Written exercise
The line holding "shapes = []" is the last one to output; start at the first line of the data, keep every line in between exactly, and leave out pictures.

Given data
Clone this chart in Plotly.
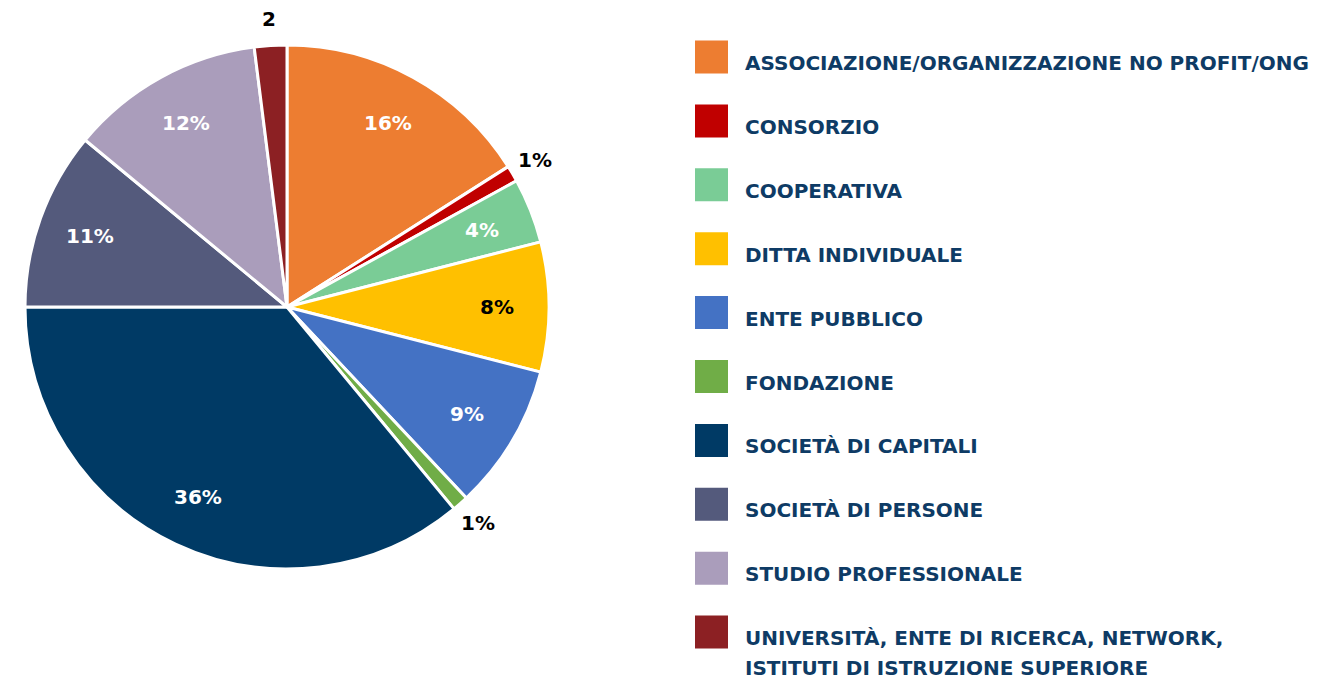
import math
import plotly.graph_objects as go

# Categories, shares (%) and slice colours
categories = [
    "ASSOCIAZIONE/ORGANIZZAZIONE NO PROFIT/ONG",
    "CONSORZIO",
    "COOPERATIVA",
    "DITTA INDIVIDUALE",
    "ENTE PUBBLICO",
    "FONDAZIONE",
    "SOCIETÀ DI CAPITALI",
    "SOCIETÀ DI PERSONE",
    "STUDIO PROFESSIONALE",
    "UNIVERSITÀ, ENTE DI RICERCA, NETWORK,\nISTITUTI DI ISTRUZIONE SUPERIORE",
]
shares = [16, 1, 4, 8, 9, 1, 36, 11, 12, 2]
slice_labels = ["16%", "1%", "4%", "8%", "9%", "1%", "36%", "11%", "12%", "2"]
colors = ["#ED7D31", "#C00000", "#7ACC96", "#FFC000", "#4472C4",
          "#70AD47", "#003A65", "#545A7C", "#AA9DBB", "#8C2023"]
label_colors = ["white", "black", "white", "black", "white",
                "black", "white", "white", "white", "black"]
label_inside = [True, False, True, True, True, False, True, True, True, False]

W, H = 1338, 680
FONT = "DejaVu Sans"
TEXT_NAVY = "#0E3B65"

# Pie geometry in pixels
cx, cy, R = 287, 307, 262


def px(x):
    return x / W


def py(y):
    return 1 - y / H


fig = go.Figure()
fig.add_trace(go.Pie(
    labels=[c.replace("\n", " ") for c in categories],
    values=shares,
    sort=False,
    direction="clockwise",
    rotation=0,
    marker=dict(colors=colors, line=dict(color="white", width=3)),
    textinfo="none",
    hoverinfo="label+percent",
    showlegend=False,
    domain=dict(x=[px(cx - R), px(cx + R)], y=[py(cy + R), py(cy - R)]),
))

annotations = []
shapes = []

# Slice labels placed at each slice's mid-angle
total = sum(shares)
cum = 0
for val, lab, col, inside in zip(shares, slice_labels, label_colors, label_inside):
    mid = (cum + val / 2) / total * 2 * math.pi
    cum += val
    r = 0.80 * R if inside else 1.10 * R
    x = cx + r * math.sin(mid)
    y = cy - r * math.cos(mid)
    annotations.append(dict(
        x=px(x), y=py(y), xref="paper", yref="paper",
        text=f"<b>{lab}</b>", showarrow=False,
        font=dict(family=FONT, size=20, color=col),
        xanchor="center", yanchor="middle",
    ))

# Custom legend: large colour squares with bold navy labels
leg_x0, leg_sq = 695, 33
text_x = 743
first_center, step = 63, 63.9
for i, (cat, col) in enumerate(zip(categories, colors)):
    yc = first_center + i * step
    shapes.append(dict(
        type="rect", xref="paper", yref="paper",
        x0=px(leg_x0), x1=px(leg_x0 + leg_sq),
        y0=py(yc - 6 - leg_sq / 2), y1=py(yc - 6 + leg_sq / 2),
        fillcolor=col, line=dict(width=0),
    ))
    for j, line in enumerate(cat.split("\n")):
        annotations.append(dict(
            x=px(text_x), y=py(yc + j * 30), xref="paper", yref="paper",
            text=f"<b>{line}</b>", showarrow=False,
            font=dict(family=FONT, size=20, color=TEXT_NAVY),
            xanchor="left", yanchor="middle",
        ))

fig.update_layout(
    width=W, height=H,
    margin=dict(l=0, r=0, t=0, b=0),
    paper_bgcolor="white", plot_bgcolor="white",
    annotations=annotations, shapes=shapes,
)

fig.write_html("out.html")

Solution for this task
Clone this chart in Plotly.
import math
import plotly.graph_objects as go

# Categories, shares (%) and slice colours
categories = [
    "ASSOCIAZIONE/ORGANIZZAZIONE NO PROFIT/ONG",
    "CONSORZIO",
    "COOPERATIVA",
    "DITTA INDIVIDUALE",
    "ENTE PUBBLICO",
    "FONDAZIONE",
    "SOCIETÀ DI CAPITALI",
    "SOCIETÀ DI PERSONE",
    "STUDIO PROFESSIONALE",
    "UNIVERSITÀ, ENTE DI RICERCA, NETWORK,\nISTITUTI DI ISTRUZIONE SUPERIORE",
]
shares = [16, 1, 4, 8, 9, 1, 36, 11, 12, 2]
slice_labels = ["16%", "1%", "4%", "8%", "9%", "1%", "36%", "11%", "12%", "2"]
colors = ["#ED7D31", "#C00000", "#7ACC96", "#FFC000", "#4472C4",
          "#70AD47", "#003A65", "#545A7C", "#AA9DBB", "#8C2023"]
label_colors = ["white", "black", "white", "black", "white",
                "black", "white", "white", "white", "black"]
label_inside = [True, False, True, True, True, False, True, True, True, False]

W, H = 1338, 680
FONT = "DejaVu Sans"
TEXT_NAVY = "#0E3B65"

# Pie geometry in pixels
cx, cy, R = 287, 307, 262


def px(x):
    return x / W


def py(y):
    return 1 - y / H


fig = go.Figure()
fig.add_trace(go.Pie(
    labels=[c.replace("\n", " ") for c in categories],
    values=shares,
    sort=False,
    direction="clockwise",
    rotation=0,
    marker=dict(colors=colors, line=dict(color="white", width=3)),
    textinfo="none",
    hoverinfo="label+percent",
    showlegend=False,
    domain=dict(x=[px(cx - R), px(cx + R)], y=[py(cy + R), py(cy - R)]),
))

annotations = []
shapes = []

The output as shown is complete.